Since 1973, at least nine commercial airliners have been shot down or forced to land under fire over conflict zones, despite procedures such as restricted airspace to minimize the threat to civil aviation.

So far, no one has been prosecuted for those attacks, and no military action has ever been taken against the parties involved. Most responses have been limited to censures or negotiations in which governments responsible end up paying compensation to the victims.

They include Israel’s downing of a Libyan airliner in 1973; the shoot-down of a South Korean airliner by a Soviet fighter in 1982; and an attack on an Iranian Airbus by the USS Vincennes over the Persian Gulf in 1988, in which all 290 people on board died and which President Ronald Reagan described as a legitimate act of self-defense. Nearly all of those cases were eventually settled through compensation payments.

Only the Soviets refused to pay up.

Although U.S. intelligence officials believe that pro-Russia separatists in Ukraine shot down the Malaysian airliner after mistakenly identifying it as a Ukrainian military transport, British Prime Minister David Cameron described the incident as “an outrage made in Moscow” and urged the world to turn outrage “into a moment of action.”

Ewers, now an aviation consultant, believes that’s unlikely based on past incidents. Many of those previous attacks produced international condemnation but no lasting impact on civil aviation safety procedures.

Jacqueline Hazelton, a counterterrorism lecturer at the U.S. Naval War College, said a measured response is not an altogether bad thing. Emotional, hair-trigger responses “can have costs for national interests in the form of hastily made choices or distraction from more important, longer-term problems and opportunities,” she told Stars and Stripes.

“Any given event may be tremendously painful and lead the news everywhere for a short time, but the degree of public interest does not correlate with the degree of national or international import,” she said.

Not everyone agreed there would be no lasting consequences.

Nick Witney, a former head of the European Defense Agency, said the Malaysian plane attack may have long-term effects on the way Vladimir Putin’s Russia is perceived in Europe and Asia.

“To the extent that there was any sympathy for the separatist cause, the rebels’ behavior would have seriously eroded it,” said Witney, now a senior fellow at the European Council on Foreign Relations. “What this also does is to show how irresponsible the Kremlin has been in its campaign to destabilize Ukraine.
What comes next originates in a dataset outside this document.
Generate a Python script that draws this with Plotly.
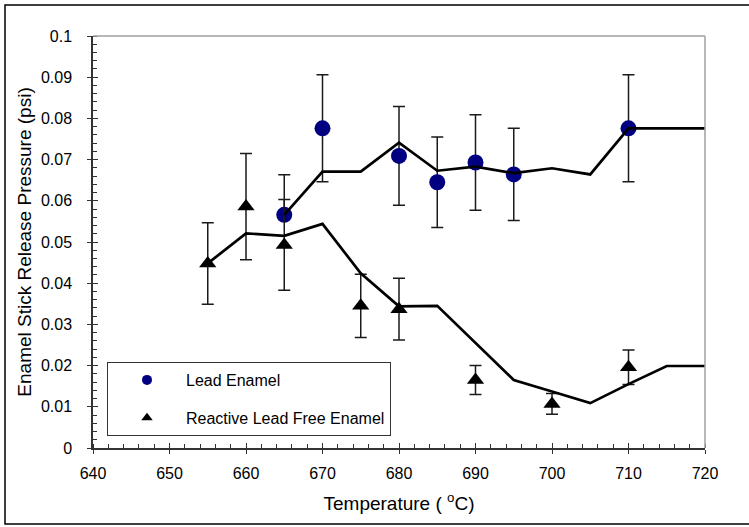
import plotly.graph_objects as go

# ---- data ----
lead_x = [665, 670, 680, 685, 690, 695, 710]
lead_y = [0.0566, 0.0776, 0.0709, 0.0645, 0.0693, 0.0664, 0.0776]
lead_err_plus = [0.0097, 0.0130, 0.0120, 0.0110, 0.0116, 0.0112, 0.0130]
lead_err_minus = [0.0, 0.0130, 0.0120, 0.0110, 0.0116, 0.0112, 0.0130]

free_x = [655, 660, 665, 675, 680, 690, 700, 710]
free_y = [0.0448, 0.0586, 0.0493, 0.0345, 0.0337, 0.0165, 0.0107, 0.0196]
free_err = [0.0099, 0.0129, 0.0110, 0.0077, 0.0075, 0.0035, 0.0025, 0.0042]

lead_fit_x = [665, 670, 675, 680, 685, 690, 695, 700, 705, 710, 715, 720]
lead_fit_y = [0.0566, 0.0671, 0.0671, 0.0741, 0.0673, 0.0683, 0.0667, 0.0679,
              0.0664, 0.0776, 0.0776, 0.0776]

free_fit_x = [655, 660, 665, 670, 675, 680, 685, 690, 695, 700, 705, 710, 715, 720]
free_fit_y = [0.0448, 0.0521, 0.0515, 0.0544, 0.0424, 0.0344, 0.0345, 0.0254,
              0.0165, 0.0137, 0.0109, 0.0155, 0.0199, 0.0199]

series_names = ["Lead Enamel", "Reactive Lead Free Enamel"]
x_title = "Temperature ( <sup>o</sup>C)"
y_title = "Enamel Stick Release Pressure (psi)"

FONT = "Liberation Sans, Arial, sans-serif"
NAVY = "#000080"
ERR = "#1a1a1a"

fig = go.Figure()

fig.add_trace(go.Scatter(
    x=lead_x, y=lead_y, mode="markers", showlegend=False,
    marker=dict(symbol="circle", size=16, color=NAVY),
    error_y=dict(type="data", symmetric=False, array=lead_err_plus,
                 arrayminus=lead_err_minus, color=ERR, thickness=1.5, width=6),
))
fig.add_trace(go.Scatter(
    x=free_x, y=free_y, mode="markers", showlegend=False,
    marker=dict(symbol="triangle-up", size=15, color="black"),
    error_y=dict(type="data", array=free_err, color=ERR, thickness=1.5, width=6),
))
fig.add_trace(go.Scatter(
    x=lead_fit_x, y=lead_fit_y, mode="lines", showlegend=False,
    line=dict(color="black", width=2.7),
))
fig.add_trace(go.Scatter(
    x=free_fit_x, y=free_fit_y, mode="lines", showlegend=False,
    line=dict(color="black", width=2.7),
))
# legend entries
fig.add_trace(go.Scatter(
    x=[None], y=[None], mode="markers", name=series_names[0], legendgroup="a",
    marker=dict(symbol="circle", size=10, color=NAVY),
))
fig.add_trace(go.Scatter(
    x=[None], y=[None], mode="markers", name=series_names[1], legendgroup="b",
    marker=dict(symbol="triangle-up", size=10, color="black"),
))

L, R, T, B = 93, 44, 36, 79
W, H = 749, 527
pw, ph = W - L - R, H - T - B

fig.update_layout(
    width=W, height=H,
    margin=dict(l=L, r=R, t=T, b=B, autoexpand=False),
    paper_bgcolor="white", plot_bgcolor="white",
    font=dict(family=FONT, size=16, color="black"),
    showlegend=True,
    legend=dict(
        x=(107 - L) / pw, y=(H - B - 362) / ph, xanchor="left", yanchor="top",
        bgcolor="white", bordercolor="#333", borderwidth=1,
        font=dict(family=FONT, size=16, color="black"),
        traceorder="grouped", tracegroupgap=14, itemwidth=68,
    ),
    xaxis=dict(
        range=[640, 720], dtick=10, tick0=640,
        showgrid=False, zeroline=False,
        showline=True, linecolor="#333", linewidth=1.5,
        ticks="outside", ticklen=4, tickwidth=1.2, tickcolor="#333",
        minor=dict(dtick=2, ticks="inside", ticklen=4, tickcolor="#333", tickwidth=1),
        ticklabelstandoff=6,
        tickfont=dict(size=16),
        title=dict(text=x_title, font=dict(size=19), standoff=16),
        automargin=False,
    ),
    yaxis=dict(
        range=[0, 0.1], dtick=0.01, tick0=0,
        showgrid=False, zeroline=False,
        showline=True, linecolor="#333", linewidth=1.5,
        ticks="outside", ticklen=4, tickwidth=1.2, tickcolor="#333",
        minor=dict(dtick=0.002, ticks="inside", ticklen=4, tickcolor="#333", tickwidth=1),
        ticklabelstandoff=12,
        tickfont=dict(size=16),
        title=dict(text=y_title, font=dict(size=19), standoff=4),
        automargin=False,
    ),
    xaxis2=dict(overlaying="x", matches="x", anchor="y", side="bottom",
                showticklabels=False, showgrid=False, zeroline=False, showline=False,
                ticks="inside", ticklen=5, tickwidth=1.2, tickcolor="#333", dtick=10,
                tick0=640),
    yaxis2=dict(overlaying="y", matches="y", anchor="x", side="left",
                showticklabels=False, showgrid=False, zeroline=False, showline=False,
                ticks="inside", ticklen=5, tickwidth=1.2, tickcolor="#333", dtick=0.01,
                tick0=0),
    shapes=[
        # grey frame top and right
        dict(type="line", xref="x domain", yref="y domain", x0=0, x1=1, y0=1, y1=1,
             line=dict(color="#a0a0a0", width=1.5)),
        dict(type="line", xref="x domain", yref="y domain", x0=1, x1=1, y0=0, y1=1,
             line=dict(color="#a0a0a0", width=1.5)),
        # outer chart border
        dict(type="rect", xref="paper", yref="paper",
             x0=(5 - L) / pw, x1=(760 - L) / pw,
             y0=(H - B - 524) / ph, y1=(H - B - 5) / ph,
             line=dict(color="black", width=1.5), layer="below"),
    ],
)

# dummy trace on overlay axes so their inside ticks render
fig.add_trace(go.Scatter(x=[None], y=[None], xaxis="x2", yaxis="y2",
                         showlegend=False, hoverinfo="skip"))

fig.write_html("out.html")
This may influence some European policy makers to abandon efforts to treat Russia as a strategic partner and view it more in terms of an adversary.”

The geopolitical intelligence firm Stratfor suggested that accusations of Russian involvement in the crash may ultimately weaken Putin domestically if Russians perceive him as “a dangerous incompetent supporting a hopeless insurrection with wholly inappropriate weapons.” Nonetheless, Putin’s standing among Russians still appears high.

Even before the MH17 incident, both the United States and the European Union had imposed limited sanctions against Russia for the occupation of Ukraine’s Crimean Peninsula and for allegedly backing the separatists. Moscow denies supporting the rebellion.

The crash immediately sparked calls by the Obama administration for stern measures such as a ban on weapons exports to Russia and restrictions on its access to capital markets. The administration has said the attack should be a “wakeup call for the Europeans” for a tougher stand against Moscow.

Still, it is unlikely the Europeans will act soon.

Many European countries — which have strong trade ties with Moscow and import about a quarter of their energy from Russia — have so far been reluctant to go along with anything but largely symbolic sanctions.

On Tuesday, European Union foreign ministers again agreed to expand a list of Russian officials and businessmen targeted by asset freezes and visa bans. The ministers declined to adopt a proposed arms embargo against Moscow, thus allowing France to go ahead with delivery of the first of four 20,000-ton helicopter carriers to Russia.